Building Powerful Solos DVD Review

BLUEGRASS UNLIMITED - SEPT 1997

DAVID GRIER BLUEGRASS GUITAR: BUILDING POWERFUL SOLOS

Homespun Tapes
VD GRR-GT01

Right now, you just can’t find a bluegrass musician who’s any hotter than David Grier, both in terms of their popularity and demand for their services, and for the intensity of their creative expression. No guitarist since Tony Rice has emerged to thrill bluegrass fans, especially guitarists, with a style that sizzles on the edge of innovation while retaining melodies and a richly satisfying musical depth.  Such popularity also breeds a legion of pickers anxious to uncover the technical sides of

Building Powerful Solos

a player’s style. Some are content to know just the particular pattern of notes the artist put together in sequence for a particular recorded solo or melody and recite it back note-for-note. That’s a valid, often valiant effort that has served as the springboard for many guitarists who need a role model.

For the best parking lot pickers, though, the goal is more subtle and refined. They need to understand why a player selected that pattern of notes; why it worked over that particular set of chord changes; what musical rules or boundaries it crossed.

The first part is always easy. Plenty of instructional tapes—most of them, in fact—put the musician in front of the camera and have them run through a popular tune of theirs. There’s usually little attempt to go beyond the “how” of what’s being played to the “why”.

Unlike his first (and still excellent) video, that’s not the case with David Grier’s second guitar video. Here we have a musician who not only has grown up musically and has a lot to say on his guitar, we have a man who’s done dozens of flatpicking guitar workshops, been asked a thousand questions about his playing, and been an instructor at Steve Kaufman’s annual flatpicking camp. Getting to the “how” David Grier does what David Grier does, while style is a challenge, isn’t as daunting when Grier’s spent so much time thinking about it and explaining it himself.

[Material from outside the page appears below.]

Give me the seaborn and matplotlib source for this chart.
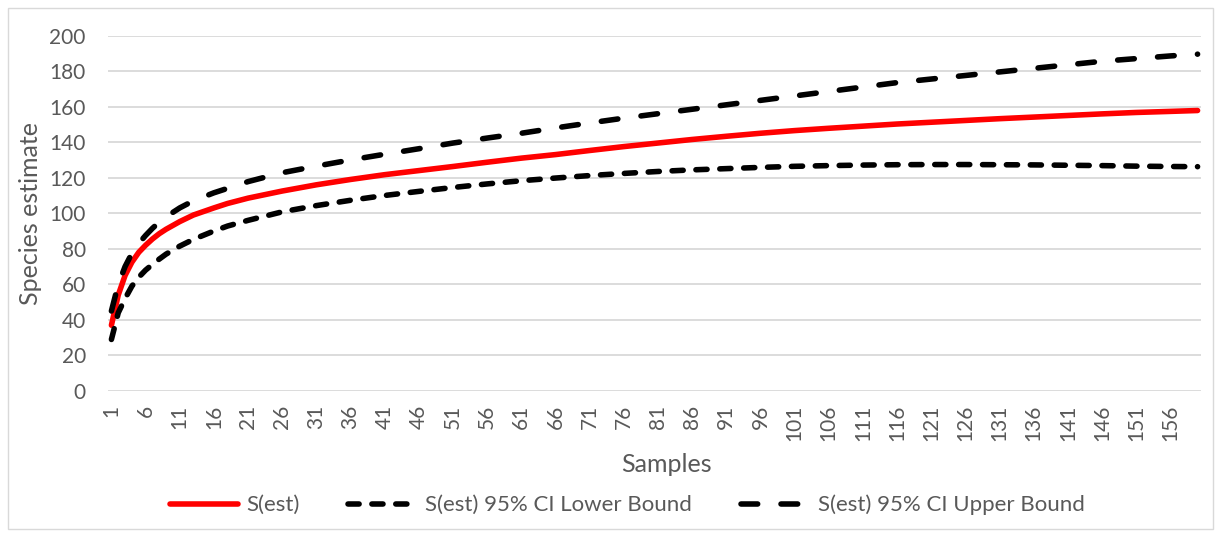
import pandas as pd
import numpy as np
import seaborn as sns
import matplotlib.pyplot as plt
from matplotlib.patches import Rectangle

# DATA
samples = [1, 2, 3, 4, 5, 6, 7, 8, 9, 11, 13, 16, 18, 21, 26, 31, 36, 41, 46, 51, 56, 61, 66, 71,
           76, 81, 86, 91, 96, 101, 106, 111, 116, 121, 126, 131, 136, 141, 146, 151, 156, 160]
s_est = [37, 54, 65, 72.5, 78, 82, 85.5, 88.5, 91, 95.3, 99, 103, 105.5, 108.5, 112.5, 116,
         119, 121.7, 124, 126.3, 128.7, 131, 133, 135.3, 137.5, 139.5, 141.5, 143.3, 145,
         146.5, 147.8, 149, 150.2, 151.2, 152.2, 153.2, 154.1, 155, 155.9, 156.7, 157.3, 157.8]
lower_ci = [29, 44, 52, 59, 64, 68, 71.2, 74.2, 77, 81.5, 85.3, 90, 92.8, 96, 100.8, 104.3,
            107.3, 110, 112.3, 114.5, 116.5, 118.3, 119.8, 121.2, 122.4, 123.5, 124.4, 125.1,
            125.8, 126.4, 126.8, 127.1, 127.3, 127.4, 127.4, 127.3, 127.2, 127, 126.8, 126.5,
            126.3, 126.2]
upper_ci = [45, 60, 70, 77.5, 83, 87.5, 91.5, 95, 98, 103, 107, 111.5, 114, 117.8, 122.8,
            126.5, 130, 133.2, 136.3, 139.5, 142.3, 145, 148, 150.8, 153.5, 156, 158.5, 161,
            163.5, 166, 168.5, 171, 173.5, 175.5, 177.5, 179.5, 181.5, 183.5, 185.5, 187,
            188.5, 189.5]
x_ticks = list(range(1, 157, 5))
y_ticks = list(range(0, 201, 20))

names = ["S(est)", "S(est) 95% CI Lower Bound", "S(est) 95% CI Upper Bound"]
df = pd.concat([
    pd.DataFrame({"Samples": samples, "value": s_est, "series": names[0]}),
    pd.DataFrame({"Samples": samples, "value": lower_ci, "series": names[1]}),
    pd.DataFrame({"Samples": samples, "value": upper_ci, "series": names[2]}),
])

#  VISUAL SETTINGS
sns.set_theme(style="white")
plt.rcParams["font.family"] = ["Lato", "DejaVu Sans"]
text_gray = "#595959"

fig = plt.figure(figsize=(12.22, 5.37), dpi=100)
ax = fig.add_axes([108 / 1222, 1 - 391 / 537, (1201 - 108) / 1222, (391 - 35.5) / 537])

lw = 4
sns.lineplot(
    data=df, x="Samples", y="value", hue="series", style="series",
    palette={names[0]: "#ff0000", names[1]: "black", names[2]: "black"},
    dashes={names[0]: "", names[1]: (2.0, 2.3), names[2]: (3.0, 4.2)},
    linewidth=lw, dash_capstyle="round", solid_capstyle="round",
    ax=ax, zorder=3,
)

ax.set_xlim(0.5, 160.5)
ax.set_ylim(0, 200)
ax.set_yticks(y_ticks)
ax.set_xticks(x_ticks)
ax.set_xticklabels([str(t) for t in x_ticks], rotation=90)
ax.tick_params(axis="both", length=0, labelsize=15, colors=text_gray)
ax.tick_params(axis="y", pad=16)
ax.tick_params(axis="x", pad=10)
ax.yaxis.grid(True, color="#d9d9d9", linewidth=1.3)
ax.xaxis.grid(False)
for s in ax.spines.values():
    s.set_visible(False)
ax.set_axisbelow(True)

ax.set_xlabel("Samples", fontsize=18, color=text_gray)
ax.set_ylabel("Species estimate", fontsize=18, color=text_gray)
ax.xaxis.set_label_coords((666 - 108) / 1093, (391 - 453) / 355.5)
ax.yaxis.set_label_coords((42 - 108) / 1093, 0.5)

handles, labels = ax.get_legend_handles_labels()
ax.legend(handles, labels, loc="center",
          bbox_to_anchor=((627 - 108) / 1093, 1 - (505 - 35.5) / (391 - 35.5)),
          ncol=3, frameon=False, fontsize=16, labelcolor=text_gray,
          handlelength=3.1, handletextpad=0.35, columnspacing=2.2)

# chart area border
fig.patches.append(Rectangle((8 / 1222, 8 / 537), 1 - 17 / 1222, 1 - 16 / 537,
                             transform=fig.transFigure, fill=False,
                             edgecolor="#d9d9d9", linewidth=1))

fig.savefig("out.png", dpi=100)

The result is one of the best, if not the best, guitar instruction videos I’ve ever seen. Grier convincingly breaks down the key elements of his style using familiar tunes as the blackboard for his teaching, not as the lesson itself. He starts off working on crosspicking patterns from “Bill Cheatum” and “Liberty,” two tunes immediately familiar to almost every flatpicking guitarist, and also brings in “Nine Pound Hammer” as a great teaching vehicle.

At his best, Grier’s playing captures a very vocal, fluid technique, and he’s made an excellent effort at translating that onto musical notation and tablature here. David likes to fill up his soloing with a lot of “fat” sounds. The ringing of a single note, to his ear, can often be enhanced with a ringing opening string, a double stop or arpeggio. Sometimes it’s how he dramatically slides into the note, or slips away from it, elements of his style that free him from the tyranny of endless strings of 8th notes. (He once told me he thought a lot of bluegrass flatpickers sound like typewriters going clack-clack-clack-clack as they solo.)

The material included here delves into the heart of his approach to these problems. Double-stop slides, slurs, bends, and a technique he calls “raking”. Which the electric guitar magazines would deem “sweep picking” all get his attention here.

For fans of his original tunes, the first video remains a better choice because it includes a better selection of Grier originals, but this video does include two great songs: the stunning “Engagement Waltz”, and “The Meeting”, both from “Lone Soldier.”

Technically, there’s little to find fault with here. Homespun’s done a fine job with the video and audio work, and has included a complete and accurate booklet of transcriptions. I wished they’d take a cue from some other music instruction companies and include title slides at the start of each sequence to make it easier to fast-forward through the tape to find a specific song. The use of those transparent icons with song titles like the symbols the networks are using in the lower right-hand corner of your TV screen would be even better.

If you’re a bluegrass guitarist, you should seriously consider this tape just because it will open up great new technical areas in your player. WARNING: If you’re floored by David Grier’s brilliant playing, go buy this tape. Then send the wife, or husband, and the kids out to a movie or off to grandma’s for the weekend, because you’re going to be hogging the VCR for a couple of days. Highest recommendation.